Fully Automated Contour-Regulated Deformable Registration Framework for Liver CT Perfusion

Abstract
Purpose

To develop and validate a contour-regulated automated registration framework for correcting motion artifacts and aligning time-resolved scans in liver CT perfusion (CTp) series.

Methods

Forty-six CTp datasets from 23 patients were analyzed; each having a pre-contrast CT scan (craniocaudal coverage: >20cm), 60-80 post-contrast cine scans (4cm), and 8-10 post-contrast helical scans (10cm). A 2D nnU-Net model was trained using 23 pre-contrast CT scans with manually delineated liver contours and applied to all cine and helical series for liver auto-segmentation and evaluated on the rest 23 scans. The auto-segmented contours were used to regulate a two-stage registration consisting of an affine registration followed by a TransMorph-based deformable registration. The gastrointestinal air was filled with soft tissue intensity before registration. Multiple models with different contour-regulation weights were trained on 36 randomly selected cases and tested on the remaining 10 cases.

Results

Liver auto-segmentation achieved mean Dice similarity coefficients of 0.92 for helical and 0.89 for cine scans by comparing with manually delineated contours at randomly-selected time points (helical:3, cine:6). Registration accuracy was assessed by comparing with pre-registration using mean surface distance (MSD) and 95th percentile Hausdorff distance (HD95) on liver landmarks. The best-performing model, with an auto-determined contour-regulation weight of 0 or 0.8, reduced the MSD from 5.1 ± 1.4 mm to 1.0 ± 0.3 mm (P < 0.01) and HD95 from 9.7 ± 2.2 mm to 3.0 ± 0.9 mm (P < 0.01) in cine scans.

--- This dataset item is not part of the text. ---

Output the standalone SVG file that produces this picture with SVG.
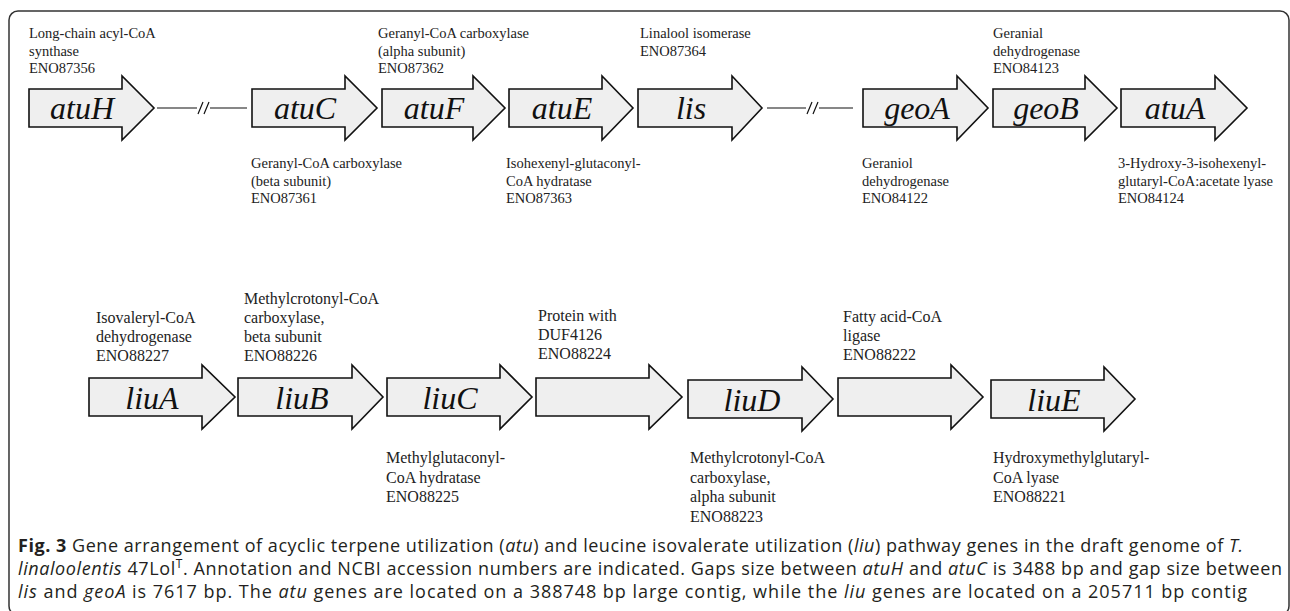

In helical scans, MSD decreased from 3.2 ± 0.9 mm to 1.0 ± 0.3 mm (P < 0.01) and HD95 from 6.6 ± 1.9 mm to 2.9 ± 1.0 mm (P < 0.01).

Conclusion

The proposed contour-regulated, two-stage registration framework substantially improved temporal alignment in dynamic liver CTp images, providing a robust foundation for accurate perfusion analysis and subsequent clinical assessment.